The paper cup example crystallized system constraints. A major swing from plastic to paper would overwhelm cup-stock growth rates, spike pulp prices, and upend near-term economics. That does not mean paper lacks a role; it means substitutions must be sequenced with upstream capacity. In short, smart change respects bottlenecks.
Design with the bin in mind: circularity only works if systems do
Michael Hodges pushed a whole-system lens: credible solutions start with certified, renewable inputs and end with realistic recovery routes—recycling, reuse, or composting where the bins and facilities exist to handle them. Designing for “theoretical recyclability” that MRFs cannot sort or mills cannot sell turns ambition into contamination. Alignment with actual sortation cues and end-market demand proved the more reliable play.
Policy pressures reinforced the point. Misaligned formats draw higher fees under extended producer responsibility, while well-designed packs can earn lower eco-modulated charges and better disposal outcomes. The economic signal is clear: design choices that make material recovery easier will cost less over time.
Use less first: the reduction lens that pays for itself
Cory Connors spotlighted a quieter path: reduction. Right-sizing, light-weighting, swapping foam and bubbles for fiber cushioning, shifting poly mailers to paper when protection allows, trading plastic cable ties for fiber straps, and moving certain blisters to paper-based forms delivered immediate wins. One case stood out: paper void fill plus better usage controls cut costs by about a quarter and reduced impact—no new resin grades, no heroic sourcing.

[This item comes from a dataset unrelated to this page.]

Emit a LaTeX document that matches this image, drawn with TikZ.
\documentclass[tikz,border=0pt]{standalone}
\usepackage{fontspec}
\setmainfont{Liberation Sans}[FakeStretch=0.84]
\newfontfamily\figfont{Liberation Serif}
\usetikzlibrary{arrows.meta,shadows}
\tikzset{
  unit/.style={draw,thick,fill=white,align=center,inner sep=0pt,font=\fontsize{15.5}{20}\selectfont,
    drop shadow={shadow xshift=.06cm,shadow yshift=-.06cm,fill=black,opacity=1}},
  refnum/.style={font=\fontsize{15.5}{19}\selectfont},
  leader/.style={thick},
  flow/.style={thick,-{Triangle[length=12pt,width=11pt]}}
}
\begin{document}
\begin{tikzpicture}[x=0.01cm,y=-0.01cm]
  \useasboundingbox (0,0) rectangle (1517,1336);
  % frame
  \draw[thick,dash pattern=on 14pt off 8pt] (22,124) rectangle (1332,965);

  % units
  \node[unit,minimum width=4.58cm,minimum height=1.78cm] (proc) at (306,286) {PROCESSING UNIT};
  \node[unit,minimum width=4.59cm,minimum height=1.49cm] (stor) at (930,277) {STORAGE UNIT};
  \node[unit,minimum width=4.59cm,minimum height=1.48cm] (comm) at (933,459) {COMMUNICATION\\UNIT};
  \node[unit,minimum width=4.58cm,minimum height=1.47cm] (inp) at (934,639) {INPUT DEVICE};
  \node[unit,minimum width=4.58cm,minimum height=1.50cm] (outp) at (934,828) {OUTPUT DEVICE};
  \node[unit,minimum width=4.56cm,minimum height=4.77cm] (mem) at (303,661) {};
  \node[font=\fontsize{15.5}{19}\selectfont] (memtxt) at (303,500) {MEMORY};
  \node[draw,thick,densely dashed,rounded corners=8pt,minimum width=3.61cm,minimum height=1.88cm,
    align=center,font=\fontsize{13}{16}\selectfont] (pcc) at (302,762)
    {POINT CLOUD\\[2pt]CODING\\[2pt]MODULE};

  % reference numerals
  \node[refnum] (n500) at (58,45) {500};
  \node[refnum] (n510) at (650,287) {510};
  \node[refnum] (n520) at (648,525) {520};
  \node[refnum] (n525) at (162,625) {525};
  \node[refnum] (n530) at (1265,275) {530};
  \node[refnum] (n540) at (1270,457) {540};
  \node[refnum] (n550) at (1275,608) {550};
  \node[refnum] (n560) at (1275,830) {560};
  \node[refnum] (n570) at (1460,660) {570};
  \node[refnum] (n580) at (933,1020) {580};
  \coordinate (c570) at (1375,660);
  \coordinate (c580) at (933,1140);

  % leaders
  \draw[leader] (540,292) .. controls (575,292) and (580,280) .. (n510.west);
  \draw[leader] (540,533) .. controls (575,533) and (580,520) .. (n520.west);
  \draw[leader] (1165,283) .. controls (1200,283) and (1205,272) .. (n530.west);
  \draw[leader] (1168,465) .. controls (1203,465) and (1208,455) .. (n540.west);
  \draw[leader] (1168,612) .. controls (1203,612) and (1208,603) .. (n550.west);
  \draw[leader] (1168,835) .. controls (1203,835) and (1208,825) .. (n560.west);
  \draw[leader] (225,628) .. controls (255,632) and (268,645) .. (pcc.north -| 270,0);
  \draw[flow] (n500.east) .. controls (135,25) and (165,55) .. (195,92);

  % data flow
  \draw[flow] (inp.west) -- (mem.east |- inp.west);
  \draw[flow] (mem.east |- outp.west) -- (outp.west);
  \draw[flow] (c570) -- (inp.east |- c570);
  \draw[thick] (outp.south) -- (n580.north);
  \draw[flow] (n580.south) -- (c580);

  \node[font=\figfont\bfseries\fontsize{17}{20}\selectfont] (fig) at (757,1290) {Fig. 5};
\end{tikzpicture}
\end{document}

The strategic upside went beyond savings. Reduction improved margins now, bought time for PCR markets to mature, and lowered exposure to fee schedules. In a world of tight budgets and tougher rules, using less was both a sustainability move and a competitive one.

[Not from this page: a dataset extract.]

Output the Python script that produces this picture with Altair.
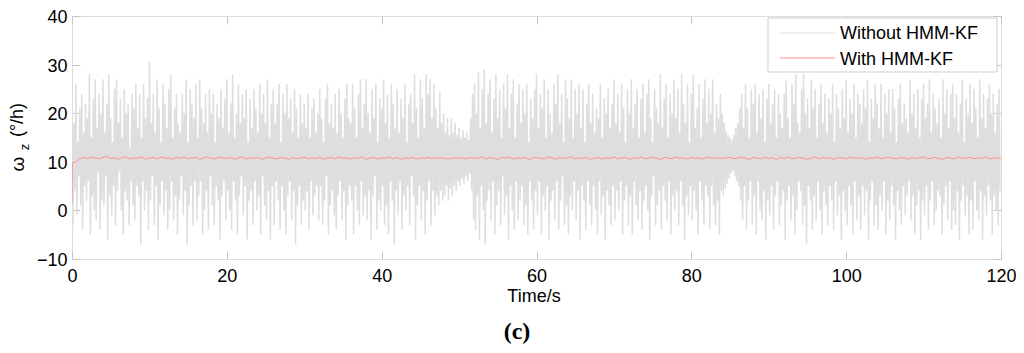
import altair as alt
import pandas as pd

# local maxima of the raw gyro signal (4 per second, 2 s per row)
upper = [
    25, 18, 26, 14, 21, 24, 16, 22,
    19, 28, 15, 23, 27, 17, 24, 20,
    27, 16, 22, 28, 19, 14, 25, 27,
    18, 23, 15, 25, 20, 22, 13, 24,
    21, 26, 17, 24, 15, 26, 19, 23,
    30.5, 18, 24, 16, 27, 21, 14, 26,
    22, 17, 25, 28, 15, 21, 24, 18,
    16, 24, 20, 27, 14, 25, 22, 19,
    26, 15, 27, 21, 18, 24, 16, 25,
    20, 24, 14, 22, 19, 25, 17, 23,
    27, 16, 22, 28, 15, 20, 26, 18,
    24, 19, 25, 14, 23, 17, 25, 21,
    16, 26, 20, 24, 18, 27, 15, 22,
    25, 18, 22, 26, 14, 24, 20, 26,
    19, 23, 16, 25, 21, 15, 24, 18,
    22, 17, 24, 15, 21, 23, 16, 20,
    25, 19, 14, 23, 26, 18, 22, 17,
    24, 16, 25, 20, 15, 23, 26, 19,
    18, 26, 21, 15, 24, 27, 17, 22,
    27, 20, 16, 25, 19, 26, 14, 23,
    21, 27, 18, 24, 15, 26, 22, 17,
    25, 16, 23, 19, 26, 14, 22, 24,
    18, 28, 21, 15, 27, 23, 17, 28,
    24, 27, 19, 26, 21, 17, 24.5, 18,
    20, 16, 19, 15.5, 19, 16, 18, 15.5,
    17, 15, 16.5, 15, 16, 14.5, 19, 24,
    26, 20, 28.5, 17, 25, 29, 18, 24,
    27, 16, 23, 28, 19, 25, 15, 26,
    21, 28, 17, 24, 27, 15, 22, 26,
    18, 25, 20, 26, 14, 23, 19, 25,
    28, 17, 24, 21, 27, 15, 25, 20,
    16, 26, 22, 28, 18, 24, 14, 27,
    23, 19, 27, 15, 25, 20, 26, 17,
    25, 14, 22, 26, 18, 24, 16, 21,
    19, 26, 15, 23, 20, 25, 17, 22,
    27, 18, 24, 16, 26, 21, 14, 25,
    20, 27, 17, 22, 25, 15, 23, 26,
    16, 24, 27, 19, 14, 25, 21, 18,
    28, 17, 23, 26, 15, 24, 20, 27,
    19, 25, 16, 28, 22, 18, 26, 14,
    24, 28, 17, 21, 26, 15, 23, 27,
    18, 25, 20, 27, 16, 22, 19, 24,
    20, 18, 16.5, 15.5, 15, 14.5, 15.5, 17,
    18, 21, 24, 17, 26, 21, 15, 25,
    22, 26, 16, 24, 19, 25, 14, 23,
    26, 18, 22, 25, 15, 24, 20, 17,
    24, 27, 19, 15, 26, 22, 28, 18,
    16, 25, 28, 20, 23, 17, 27, 21,
    25, 15, 22, 26, 18, 24, 16, 23,
    20, 26, 14, 24, 21, 17, 25, 19,
    27, 16, 23, 20, 26, 15, 24, 22,
    18, 25, 21, 27, 14, 23, 19, 26,
    22, 17, 26, 15, 24, 20, 25, 16,
    25, 21, 14, 23, 26, 18, 22, 19,
    16, 27, 20, 24, 17, 25, 15, 23,
    26, 19, 22, 27, 16, 24, 21, 18,
    23, 15, 27, 20, 25, 17, 24, 26,
    19, 24, 16, 22, 27, 14, 23, 20,
    26, 18, 25, 21, 15, 27, 19, 24,
    17, 23, 26, 20, 24, 16, 22, 25,
]

# local minima of the raw gyro signal
lower = [
    -3, 4, -1, 7, 1, -4, 5, 2,
    6, -5, 3, 0, -2, 8, -4, 2,
    1, 7, -6, 3, -1, 5, -3, 4,
    8, 0, -5, 4, 2, -3, 6, 1,
    -2, 5, 3, -7, 6, 0, 4, -4,
    2, 7, -3, 5, -6, 1, 6, -1,
    4, -4, 0, 6, -2, 3, -5, 2,
    7, -1, 4, -7, 1, 5, -3, 6,
    -2, 3, 6, -5, 0, 4, -4, 7,
    1, -3, 5, 2, -6, 3, 6, -2,
    4, 0, -4, 6, 2, -5, 3, 7,
    -1, 5, -6, 2, 4, -3, 6, 0,
    3, -5, 7, 1, -2, 4, -6, 5,
    -3, 6, 2, -4, 5, 0, -5, 3,
    6, -2, 4, -7, 1, 5, -3, 2,
    0, 4, -4, 6, -1, 3, 5, -2,
    5, -3, 2, 7, -5, 1, 4, -1,
    -4, 3, 6, -2, 4, -6, 1, 5,
    2, -5, 5, 0, -3, 6, -1, 3,
    -2, 4, -6, 3, 7, -4, 2, 0,
    5, -3, 1, -5, 6, 2, -7, 4,
    -1, 6, -4, 3, 0, 5, -3, 7,
    3, -6, 1, 5, -2, 4, -5, 2,
    6, -3, 4, -1, 3, 1, 4, 2,
    3, 5, 2, 4.5, 3, 5, 4, 6,
    5, 6.5, 5.5, 7, 6, 7.5, 4, -2,
    -4, 3, -6, 5, 0, -7, 2, 4,
    -2, 6, -5, 1, 4, -3, 7, -1,
    3, -6, 5, 0, -4, 6, -2, 2,
    5, -3, 1, -5, 6, 2, -4, 4,
    -1, 6, -5, 3, 0, 5, -6, 2,
    4, -2, 6, -4, 2, 7, -3, 1,
    -5, 3, 0, 6, -2, 4, -6, 5,
    2, -4, 6, 1, -3, 5, 0, -5,
    6, -1, 3, -6, 4, 1, -3, 5,
    -2, 4, 0, 6, -5, 2, 5, -3,
    3, -5, 6, 1, -2, 4, -4, 2,
    5, 0, -6, 3, 7, -3, 1, 4,
    -4, 5, 2, -2, 6, -5, 3, 0,
    4, -3, 6, 1, -6, 3, -1, 5,
    -2, 4, 0, -5, 6, 2, -3, 5,
    3, -4, 5, 1, -3, 2, -5, 4,
    3, 4.5, 5.5, 6.5, 7.5, 8, 7, 6,
    5, 2, -2, 5, -4, 2, 6, -3,
    3, -5, 6, 0, -2, 4, -6, 2,
    -1, 5, -4, 3, 6, -3, 1, 4,
    -6, 2, 5, -2, 3, -5, 0, 6,
    4, -3, 1, -7, 5, 2, -4, 3,
    -2, 6, 0, -5, 4, 1, -3, 5,
    2, -4, 6, -1, 3, -6, 4, 0,
    -3, 5, 1, -5, 6, -2, 3, -4,
    5, -1, 4, -6, 2, 6, -3, 1,
    -4, 3, 0, 6, -5, 2, -2, 5,
    1, -6, 4, 0, -3, 5, -1, 3,
    6, -2, 3, -5, 1, 4, -6, 2,
    -1, 5, -4, 2, 6, -3, 0, 4,
    3, -5, 1, 5, -2, 6, -4, 0,
    -3, 4, -6, 2, 5, -1, 3, -5,
    2, -4, 6, 0, -2, 4, -6, 3,
    -1, 5, 2, -5, 3, 0, -3, 4,
]

# HMM-KF filtered output: start-up values at t = 0 and 0.05 s, then every 0.5 s
kf_start = [1.5, 9.8]
kf = [
    10.0, 10.6, 10.9, 10.7, 11.0, 10.8, 10.6, 10.9, 11.1, 10.7, 10.8, 10.5, 10.9, 11.0, 10.6, 10.8, 10.7, 11.0, 10.5,
    10.8, 10.9, 10.6, 11.0, 10.7, 10.8, 10.5, 10.9, 10.7, 11.0, 10.6, 10.8, 10.9, 10.5, 10.8, 11.0, 10.7, 10.6, 10.9, 10.8,
    10.7, 10.9, 10.5, 10.8, 11.0, 10.6, 10.8, 10.7, 10.9, 10.5, 10.8, 11.0, 10.7, 10.6, 10.9, 10.8, 10.5, 10.9, 10.7, 10.8,
    11.0, 10.6, 10.8, 10.7, 10.9, 10.5, 10.8, 10.9, 10.6, 11.0, 10.7, 10.8, 10.6, 10.9, 10.7, 11.0, 10.5, 10.8, 10.9, 10.6,
    10.8, 10.7, 11.0, 10.6, 10.9, 10.5, 10.8, 10.7, 10.9, 10.6, 10.8, 10.7, 10.9, 10.7, 10.8, 10.7, 10.8, 10.6, 10.7, 10.8,
    10.7, 10.8, 10.6, 10.9, 10.7, 10.8, 11.0, 10.6, 10.9, 10.7, 10.5, 10.9, 10.8, 11.0, 10.6, 10.8, 10.7, 10.9, 10.5, 10.8,
    10.9, 10.7, 10.6, 11.0, 10.8, 10.5, 10.9, 10.7, 10.8, 11.0, 10.6, 10.8, 10.7, 10.9, 10.5, 10.8, 10.9, 10.6, 10.8, 10.7,
    11.0, 10.6, 10.8, 10.9, 10.5, 10.8, 10.7, 11.0, 10.6, 10.8, 10.9, 10.7, 10.5, 10.9, 10.8, 10.6, 11.0, 10.7, 10.8, 10.6,
    10.9, 10.7, 10.8, 10.6, 10.9, 10.8, 10.7, 10.8, 10.7, 10.8, 10.9, 10.6, 10.8, 11.0, 10.7, 10.5, 10.9, 10.8, 10.6, 11.0,
    10.7, 10.8, 10.5, 10.9, 10.7, 11.0, 10.6, 10.8, 10.9, 10.7, 10.5, 10.8, 11.0, 10.6, 10.9, 10.7, 10.8, 10.5, 10.9, 10.8,
    10.6, 11.0, 10.8, 10.7, 10.9, 10.5, 10.8, 10.7, 11.0, 10.6, 10.8, 10.9, 10.7, 10.6, 10.9, 10.8, 10.5, 10.9, 10.7, 10.8,
    11.0, 10.6, 10.8, 10.9, 10.7, 10.5, 10.9, 10.8, 10.6, 11.0, 10.7, 10.8, 10.9, 10.6, 10.8, 10.7, 11.0, 10.6, 10.8, 10.7,
    10.8,
]

series_names = ["Without HMM-KF", "With HMM-KF"]
series_colors = ["#dedede", "#ff9090"]
x_ticks = [0, 20, 40, 60, 80, 100, 120]
y_ticks = [-10, 0, 10, 20, 30, 40]

raw_t, raw_v = [], []
for i, (u, l) in enumerate(zip(upper, lower)):
    raw_t += [i * 0.25, i * 0.25 + 0.125]
    raw_v += [u, l]
raw_df = pd.DataFrame({"t": raw_t, "w": raw_v, "series": series_names[0]})

kf_t = [0.0, 0.05] + [0.5 * (i + 1) for i in range(len(kf))]
kf_df = pd.DataFrame({"t": kf_t, "w": kf_start + kf, "series": series_names[1]})

FONT = "Liberation Sans"
TICK = "#c4c4c4"
FS = 18

xs = alt.Scale(domain=[0, 120], nice=False, zero=False)
ys = alt.Scale(domain=[-10, 40], nice=False, zero=False)
cs = alt.Scale(domain=series_names, range=series_colors)

ax_bottom = alt.Axis(orient="bottom", values=x_ticks, offset=-8, tickSize=8, domain=False,
                     labelPadding=8, labelFont=FONT, labelFontSize=FS, labelColor="#000",
                     tickColor=TICK, title=None, grid=False, labelFlush=False)
ax_left = alt.Axis(orient="left", values=y_ticks, offset=-8, tickSize=8, domain=False,
                   labelPadding=5, labelFont=FONT, labelFontSize=FS, labelColor="#000",
                   labelBaseline="alphabetic", labelOffset=6.5,
                   tickColor=TICK, title=None, grid=False, labelFlush=False)
ax_top = alt.Axis(orient="top", values=x_ticks, offset=-8, tickSize=8, domain=False,
                  labels=False, tickColor=TICK, title=None, grid=False)
ax_right = alt.Axis(orient="right", values=y_ticks, offset=-8, tickSize=8, domain=False,
                    labels=False, tickColor=TICK, title=None, grid=False)

raw_line = alt.Chart(raw_df).mark_line(strokeWidth=1.5, clip=True).encode(
    x=alt.X("t:Q", scale=xs, axis=ax_bottom),
    y=alt.Y("w:Q", scale=ys, axis=ax_left),
    color=alt.Color("series:N", scale=cs, legend=None),
    order="t:Q",
)

kf_line = alt.Chart(kf_df).mark_line(strokeWidth=1, clip=True).encode(
    x=alt.X("t:Q", scale=xs, axis=ax_top),
    y=alt.Y("w:Q", scale=ys, axis=ax_right),
    color=alt.Color("series:N", scale=cs, legend=None),
    order="t:Q",
)

one = pd.DataFrame({"a": [0]})

def label(txt, x, y, size=FS, angle=0, font=FONT, weight="normal", align="center"):
    return alt.Chart(one).mark_text(
        text=txt, font=font, fontSize=size, angle=angle, fontWeight=weight,
        align=align, baseline="middle", color="#000",
    ).encode(x=alt.value(x), y=alt.value(y))

# legend (drawn as marks so the sample lines can be long)
leg_layers = [
    alt.Chart(one).mark_rect(fill="white", stroke="#cfcfcf", strokeWidth=1).encode(
        x=alt.value(696), x2=alt.value(925), y=alt.value(2), y2=alt.value(56)
    )
]
legend_line_y = [17, 42]
legend_text_y = [18, 44]
for name, col, ly, ty in zip(series_names, series_colors, legend_line_y, legend_text_y):
    leg_layers.append(
        alt.Chart(one).mark_rule(strokeWidth=1, color=col).encode(
            x=alt.value(708), x2=alt.value(763), y=alt.value(ly)
        )
    )
    leg_layers.append(label(name, 768, ty, align="left"))

texts = [
    label("Time/s", 462, 281),
    label("(c)", 445, 316, size=24, font="Liberation Serif", weight="bold"),
    label("ω", -54, 148, angle=270, size=19),
    label("z", -47, 131, size=13, angle=270),
    label("(°/h)", -54, 104, angle=270),
]

chart = alt.layer(raw_line, kf_line, *leg_layers, *texts).resolve_axis(
    x="independent", y="independent"
).properties(
    width=929, height=243,
    autosize=alt.AutoSizeParams(type="none"),
    padding={"left": 64, "top": 8, "right": 15, "bottom": 86},
).configure_view(stroke="#d0d0d0", strokeWidth=1).configure(background="white")

chart.save("out.html", embed_options={"renderer": "svg", "actions": False})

From learning to doing: a 2026–2030 packaging playbook
Experts converged on a near-term blueprint that favors sequencing over sweeping promises. First, reduction and right-sizing should run across SKUs, anchored by drop-testing and damage data so protection holds steady. Second, material changes need upstream reality checks: lock supply, qualify alternates, and avoid one-way bets that strain pulp or PCR availability. These choices reduce the odds of redesign churn and volatile input costs.

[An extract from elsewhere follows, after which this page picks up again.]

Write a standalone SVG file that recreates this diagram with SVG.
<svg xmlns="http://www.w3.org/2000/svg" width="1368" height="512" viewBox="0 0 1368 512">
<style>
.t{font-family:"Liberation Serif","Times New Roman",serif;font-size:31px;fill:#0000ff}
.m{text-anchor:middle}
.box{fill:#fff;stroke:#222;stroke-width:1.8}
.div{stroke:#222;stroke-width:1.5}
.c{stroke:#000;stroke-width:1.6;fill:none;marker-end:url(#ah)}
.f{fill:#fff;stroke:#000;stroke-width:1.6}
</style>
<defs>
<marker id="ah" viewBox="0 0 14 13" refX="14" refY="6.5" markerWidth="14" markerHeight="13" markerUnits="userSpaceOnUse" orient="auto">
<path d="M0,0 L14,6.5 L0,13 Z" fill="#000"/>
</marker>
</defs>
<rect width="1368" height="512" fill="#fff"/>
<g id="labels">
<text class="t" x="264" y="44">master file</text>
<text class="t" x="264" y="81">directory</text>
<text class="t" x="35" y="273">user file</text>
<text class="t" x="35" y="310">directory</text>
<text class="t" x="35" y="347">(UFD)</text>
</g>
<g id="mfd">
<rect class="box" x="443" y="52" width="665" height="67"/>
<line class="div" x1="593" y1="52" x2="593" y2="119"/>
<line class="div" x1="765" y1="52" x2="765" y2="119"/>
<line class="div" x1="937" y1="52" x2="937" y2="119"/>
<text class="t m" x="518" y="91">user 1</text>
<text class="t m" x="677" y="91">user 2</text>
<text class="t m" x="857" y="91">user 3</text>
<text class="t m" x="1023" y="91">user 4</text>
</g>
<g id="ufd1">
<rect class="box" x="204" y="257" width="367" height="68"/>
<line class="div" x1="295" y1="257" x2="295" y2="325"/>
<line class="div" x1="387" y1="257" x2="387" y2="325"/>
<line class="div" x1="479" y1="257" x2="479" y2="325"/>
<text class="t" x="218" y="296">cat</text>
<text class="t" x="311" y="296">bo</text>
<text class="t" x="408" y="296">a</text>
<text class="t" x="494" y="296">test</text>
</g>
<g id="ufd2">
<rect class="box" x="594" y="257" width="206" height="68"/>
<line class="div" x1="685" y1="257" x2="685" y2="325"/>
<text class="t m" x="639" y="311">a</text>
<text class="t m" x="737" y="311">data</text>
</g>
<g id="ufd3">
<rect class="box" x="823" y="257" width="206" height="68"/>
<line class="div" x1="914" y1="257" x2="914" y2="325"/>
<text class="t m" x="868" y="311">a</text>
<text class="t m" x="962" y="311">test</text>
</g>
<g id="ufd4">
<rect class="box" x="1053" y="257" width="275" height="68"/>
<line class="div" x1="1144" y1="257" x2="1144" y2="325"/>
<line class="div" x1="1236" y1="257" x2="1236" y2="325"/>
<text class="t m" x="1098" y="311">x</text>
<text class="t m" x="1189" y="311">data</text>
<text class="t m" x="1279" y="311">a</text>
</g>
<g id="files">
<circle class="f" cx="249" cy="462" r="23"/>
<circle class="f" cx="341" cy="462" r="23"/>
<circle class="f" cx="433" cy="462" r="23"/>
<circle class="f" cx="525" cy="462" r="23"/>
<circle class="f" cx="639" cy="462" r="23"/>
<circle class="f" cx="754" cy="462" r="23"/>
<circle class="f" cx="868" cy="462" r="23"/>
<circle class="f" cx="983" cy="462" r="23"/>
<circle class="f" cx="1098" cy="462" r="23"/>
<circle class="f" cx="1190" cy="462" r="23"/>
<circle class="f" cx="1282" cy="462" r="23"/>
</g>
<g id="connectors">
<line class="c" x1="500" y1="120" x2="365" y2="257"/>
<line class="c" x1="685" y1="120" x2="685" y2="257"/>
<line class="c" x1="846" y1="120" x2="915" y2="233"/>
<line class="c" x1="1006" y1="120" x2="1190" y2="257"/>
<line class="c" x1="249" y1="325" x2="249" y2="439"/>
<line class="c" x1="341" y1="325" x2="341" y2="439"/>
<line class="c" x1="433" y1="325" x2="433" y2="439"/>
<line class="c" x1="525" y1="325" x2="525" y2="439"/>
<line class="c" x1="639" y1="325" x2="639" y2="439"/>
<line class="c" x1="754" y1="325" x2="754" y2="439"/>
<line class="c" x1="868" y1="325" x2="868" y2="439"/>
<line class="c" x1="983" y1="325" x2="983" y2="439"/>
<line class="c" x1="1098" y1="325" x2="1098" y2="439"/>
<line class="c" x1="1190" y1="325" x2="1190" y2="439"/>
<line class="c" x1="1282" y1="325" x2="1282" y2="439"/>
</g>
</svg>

Next came design for the world as it is. Confirm sortability and recyclability against local protocols, mark clearly, and avoid ambiguous claims. To build PCR markets that can deliver at scale, brands should commit to multi-year offtakes, co-invest in quality upgrades, and design for consistent feedstock. Treat EPR as a design constraint: model fees across markets, pivot to eco-modulated winners, and document improvements for compliance. Finally, compress decision time with modular tooling, rapid pilots, and cross-functional governance—while tracking the metrics that matter: unit-level material intensity, recovery outcomes, and total delivered cost.
After the deadline: keep ambition, change the path
The panel’s closing sentiment carried both humility and momentum. Progress remained uneven, yet capabilities, partnerships, and infrastructure were maturing in ways that would compound benefits over the next planning cycles. Phased goals tied to supply readiness, infrastructure buildout, and policy timelines offered a way to keep ambition intact while restoring delivery confidence.
This roundup ended with practical next steps: move one notch closer to circularity on every redesign; favor reduction; ensure recovery routes exist before making claims; and let EPR economics nudge choices toward lower system costs. For readers who wanted to dive deeper, the most useful follow-ons included current municipal MRF guidance, the latest EPR fee schedules and eco-modulation criteria, and recent progress reports from industry coalitions tracking PCR and design-for-recycling.